The report is called The Digital Trends for the Active Lifestyle Consumer Report and it reflects research and insights on active lifestyle consumers’ athletic apparel, footwear, and equipment in store and online shopping and purchasing habits. The Good helps outdoor, athletic and active lifestyle brands grow lasting relationships with active consumers through rewarding experiences on the web, on mobile and in stores.
According to Shaun Tinney, The Good’s director of research and strategy, the research confirmed for them that today’s busy active consumers are gravitating toward brands and retailers who provide the best shopping and purchasing experiences on and offline. Tinney says, “Brands that want to grow relationships with these buyers will need to start demonstrating a clear benefit to getting products and information straight from the source.”
The Active Lifestyle Consumer and Digital Report is based on the results of an online survey of 527 qualified active lifestyle consumers about their current shopping and purchasing habits for athletic apparel, footwear, and equipment.
The research revealed strong preferences in activity participation and insights into research, shopping, and purchase behaviors.
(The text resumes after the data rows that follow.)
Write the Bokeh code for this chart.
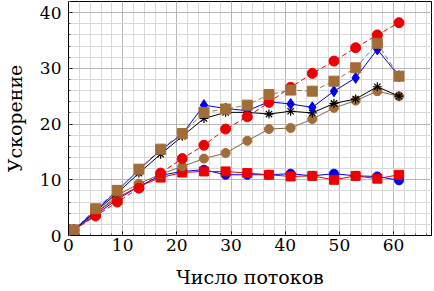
from bokeh.plotting import figure
from bokeh.embed import file_html
from bokeh.resources import INLINE
from bokeh.models import Range1d, FixedTicker

threads = [1, 5, 9, 13, 17, 21, 25, 29, 33, 37, 41, 45, 49, 53, 57, 61]

blue_circle = [1, 3.7, 6.5, 8.8, 10.8, 11.5, 11.8, 10.9, 10.9, 10.9, 11.1, 10.7, 11.1, 10.7, 10.6, 9.9]
red_square = [1, 4.0, 6.8, 8.8, 10.4, 11.3, 11.5, 11.5, 11.2, 10.9, 10.6, 10.7, 10.0, 10.7, 10.2, 10.9]
brown_circle = [1, 4.0, 7.2, 9.3, 11.0, 12.4, 13.8, 14.8, 17.0, 19.1, 19.3, 20.9, 22.9, 24.2, 25.9, 25.0]
black_star = [1, 4.3, 7.6, 11.2, 14.6, 17.8, 21.0, 22.1, 22.1, 21.8, 22.3, 22.0, 23.7, 24.5, 26.7, 25.0]
blue_diamond = [1, 4.5, 8.0, 11.8, 15.3, 18.2, 23.4, 22.8, 22.4, 24.0, 23.6, 23.0, 25.9, 28.3, 33.4, 28.6]
red_circle = [1, 3.5, 6.0, 8.5, 11.2, 13.8, 16.2, 19.1, 21.3, 23.9, 26.6, 29.1, 31.3, 33.7, 36.0, 38.2]
brown_square = [1, 4.8, 8.1, 11.9, 15.5, 18.3, 22.1, 22.7, 23.4, 25.3, 26.1, 25.9, 27.7, 30.1, 34.5, 28.6]

x_ticks = [0, 10, 20, 30, 40, 50, 60]
y_ticks = [0, 10, 20, 30, 40]

BLUE = "#0000ee"
RED = "#ee0000"
BROWN = "#a36d38"
BLACK = "#000000"
FONT = "DejaVu Serif"

p = figure(width=432, height=290, output_backend="svg", toolbar_location=None,
           x_range=Range1d(0, 67), y_range=Range1d(0, 42),
           min_border_left=65, min_border_right=1, min_border_top=1, min_border_bottom=55)

p.xaxis.ticker = FixedTicker(ticks=x_ticks, minor_ticks=list(range(0, 68, 2)))
p.yaxis.ticker = FixedTicker(ticks=y_ticks, minor_ticks=list(range(0, 43, 2)))

for ax in (p.xaxis, p.yaxis):
    ax.axis_line_color = "black"
    ax.major_tick_in = 4
    ax.major_tick_out = 0
    ax.minor_tick_in = 2
    ax.minor_tick_out = 0
    ax.major_tick_line_color = "black"
    ax.minor_tick_line_color = "#555555"
    ax.major_label_text_font = FONT
    ax.major_label_text_font_size = "17px"
    ax.major_label_text_color = "black"
    ax.axis_label_text_font = FONT
    ax.axis_label_text_font_size = "19px"
    ax.axis_label_text_font_style = "normal"
    ax.axis_label_text_color = "black"

p.xaxis.axis_label = "Число потоков"
p.yaxis.axis_label = "Ускорение"
p.xaxis.major_label_standoff = 3
p.yaxis.major_label_standoff = 7
p.xaxis.axis_label_standoff = 12
p.yaxis.axis_label_standoff = 11

p.grid.grid_line_color = "#b8b8b8"
p.grid.grid_line_width = 1
p.grid.minor_grid_line_color = "#d8d8d8"
p.grid.minor_grid_line_width = 1
p.outline_line_color = "black"
p.outline_line_width = 1
p.background_fill_color = "white"
p.border_fill_color = "white"

def series(y, color, marker, size, dash="solid", line_color=None):
    lc = line_color or color
    p.line(threads, y, line_color=lc, line_width=1, line_dash=dash)
    if marker == "asterisk":
        p.scatter(threads, y, marker="asterisk", size=size, line_color=color, line_width=1.2)
    else:
        p.scatter(threads, y, marker=marker, size=size, fill_color=color, line_color=color)

series(blue_circle, BLUE, "circle", 9)
series(red_square, RED, "square", 9)
series(brown_circle, BROWN, "circle", 9, line_color="#7a6a55")
series(black_star, BLACK, "asterisk", 9)
series(blue_diamond, BLUE, "diamond", 11)
series(red_circle, RED, "circle", 10, dash="5 3")
series(brown_square, BROWN, "square", 10, dash="5 3", line_color="#8a7a65")

open("out.html", "w").write(file_html(p, INLINE))
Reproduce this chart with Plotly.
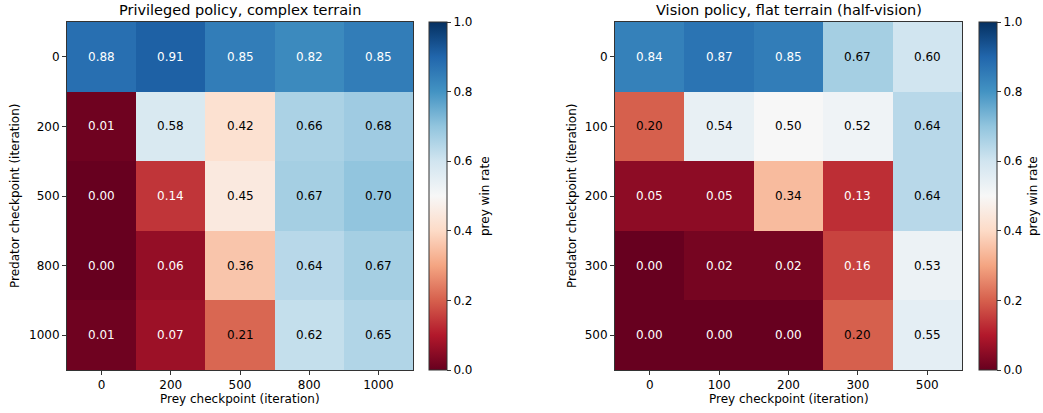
import plotly.graph_objects as go

W, H = 1043, 413

# Data
left_prey = ["0", "200", "500", "800", "1000"]
left_pred = ["0", "200", "500", "800", "1000"]
left_vals = [
    [0.88, 0.91, 0.85, 0.82, 0.85],
    [0.01, 0.58, 0.42, 0.66, 0.68],
    [0.00, 0.14, 0.45, 0.67, 0.70],
    [0.00, 0.06, 0.36, 0.64, 0.67],
    [0.01, 0.07, 0.21, 0.62, 0.65],
]
right_prey = ["0", "100", "200", "300", "500"]
right_pred = ["0", "100", "200", "300", "500"]
right_vals = [
    [0.84, 0.87, 0.85, 0.67, 0.60],
    [0.20, 0.54, 0.50, 0.52, 0.64],
    [0.05, 0.05, 0.34, 0.13, 0.64],
    [0.00, 0.02, 0.02, 0.16, 0.53],
    [0.00, 0.00, 0.00, 0.20, 0.55],
]
titles = ["Privileged policy, complex terrain", "Vision policy, flat terrain (half-vision)"]
xlabel = "Prey checkpoint (iteration)"
ylabel = "Predator checkpoint (iteration)"
cbar_label = "prey win rate"

rdbu = ['rgb(103,0,31)', 'rgb(178,24,43)', 'rgb(214,96,77)', 'rgb(244,165,130)',
        'rgb(253,219,199)', 'rgb(247,247,247)', 'rgb(209,229,240)', 'rgb(146,197,222)',
        'rgb(67,147,195)', 'rgb(33,102,172)', 'rgb(5,48,97)']
colorscale = [[i / 10, c] for i, c in enumerate(rdbu)]

FONT = "DejaVu Sans"
FS = 12

def px_x(p):
    return p / W

def px_y(p):
    return 1 - p / H

panels = [
    dict(x0=67, x1=413, cb=429, xv=left_prey, yv=left_pred, z=left_vals, title=titles[0],
         ylab_x=15, cblab_x=485),
    dict(x0=615, x1=962, cb=979, xv=right_prey, yv=right_pred, z=right_vals, title=titles[1],
         ylab_x=572, cblab_x=1033),
]
y0, y1 = 22, 370

fig = go.Figure()
annotations = []
for i, p in enumerate(panels):
    n = i + 1
    xa = "x" if n == 1 else f"x{n}"
    ya = "y" if n == 1 else f"y{n}"
    idx_x = list(range(len(p["xv"])))
    idx_y = list(range(len(p["yv"])))
    fig.add_trace(go.Heatmap(
        z=p["z"], x=idx_x, y=idx_y, xaxis=xa, yaxis=ya,
        zmin=0, zmax=1, colorscale=colorscale, hoverinfo="skip",
        colorbar=dict(
            x=px_x(p["cb"]), xanchor="left", xref="paper",
            y=px_y((y0 + y1) / 2), yanchor="middle", yref="paper",
            len=(y1 - y0) / H, lenmode="fraction",
            thickness=18, thicknessmode="pixels",
            xpad=0, ypad=0,
            outlinewidth=1, outlinecolor="#333",
            tickmode="array", tickvals=[0, 0.2, 0.4, 0.6, 0.8, 1.0],
            ticktext=["0.0", "0.2", "0.4", "0.6", "0.8", "1.0"],
            ticks="outside", ticklen=4, tickcolor="#333",
            tickfont=dict(family=FONT, size=FS, color="black"),
        ),
    ))
    axkey = "xaxis" if n == 1 else f"xaxis{n}"
    aykey = "yaxis" if n == 1 else f"yaxis{n}"
    fig.update_layout(**{
        axkey: dict(domain=[px_x(p["x0"]), px_x(p["x1"])], anchor=ya,
                    range=[-0.5, len(idx_x) - 0.5],
                    tickmode="array", tickvals=idx_x, ticktext=p["xv"],
                    showline=True, mirror=True, linecolor="#333", linewidth=1,
                    ticks="outside", ticklen=4, tickcolor="#333", showgrid=False,
                    zeroline=False, automargin=False,
                    tickfont=dict(family=FONT, size=FS, color="black")),
        aykey: dict(domain=[px_y(y1), px_y(y0)], anchor=xa,
                    range=[len(idx_y) - 0.5, -0.5],
                    tickmode="array", tickvals=idx_y, ticktext=p["yv"],
                    showline=True, mirror=True, linecolor="#333", linewidth=1,
                    ticks="outside", ticklen=4, tickcolor="#333", showgrid=False,
                    zeroline=False, automargin=False,
                    tickfont=dict(family=FONT, size=FS, color="black")),
    })
    # cell texts
    for r, row in enumerate(p["z"]):
        for c, v in enumerate(row):
            col = "white" if (v < 0.18 or v > 0.78) else "black"
            annotations.append(dict(
                x=idx_x[c], y=idx_y[r], xref=xa, yref=ya, text=f"{v:.2f}",
                showarrow=False, font=dict(family=FONT, size=FS, color=col)))
    cx = (p["x0"] + p["x1"]) / 2
    annotations.append(dict(x=px_x(cx), y=px_y(10), xref="paper", yref="paper",
                            text=p["title"], showarrow=False, xanchor="center", yanchor="middle",
                            font=dict(family=FONT, size=14.5, color="black")))
    annotations.append(dict(x=px_x(cx), y=px_y(399), xref="paper", yref="paper",
                            text=xlabel, showarrow=False, xanchor="center", yanchor="middle",
                            font=dict(family=FONT, size=FS, color="black")))
    annotations.append(dict(x=px_x(p["ylab_x"]), y=px_y((y0 + y1) / 2), xref="paper", yref="paper",
                            text=ylabel, showarrow=False, textangle=-90,
                            xanchor="center", yanchor="middle",
                            font=dict(family=FONT, size=FS, color="black")))
    annotations.append(dict(x=px_x(p["cblab_x"]), y=px_y((y0 + y1) / 2), xref="paper", yref="paper",
                            text=cbar_label, showarrow=False, textangle=-90,
                            xanchor="center", yanchor="middle",
                            font=dict(family=FONT, size=FS, color="black")))

fig.update_layout(
    width=W, height=H, template="none",
    margin=dict(l=0, r=0, t=0, b=0),
    paper_bgcolor="white", plot_bgcolor="white",
    annotations=annotations, showlegend=False,
    font=dict(family=FONT, size=FS, color="black"),
)
fig.write_html("out.html", config={"displayModeBar": False},
               post_script="document.body.style.margin='0';")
For example:
Most active consumers identified as “solo athletes” enabling them to be active in spite of busy lifestyles.
Personal training activities such as running, yoga and Pilates, provide active consumers with maximum time flexibility, and flexible group activities such as Crossfit and obstacle runs are springing up to bring them together.
Most search online first but many active consumers visit a site just one time before purchase.
Purchasing behaviors mirrored this group’s need to optimize their time and so when contemplating a purchase the starting point for all but five percent was online research. But half of participants said they typically visit a site only once before purchasing, indicating the importance of a frictionless online experience – as there may be no second chance to capture that sale.
To overcome the Amazon effect, brands must give consumers a compelling reason to go “to the source.”
This need for flexibility and efficiency is causing consumers to start and often end their product search with a purchase on Amazon – because it is often the result they see first when searching online. When consumers did visit a brand site, they expected to find detailed information “from the source” as well as credible customer reviews. This desire for flexibility and efficiency extended to checking out, with half preferring to check out as a Guest.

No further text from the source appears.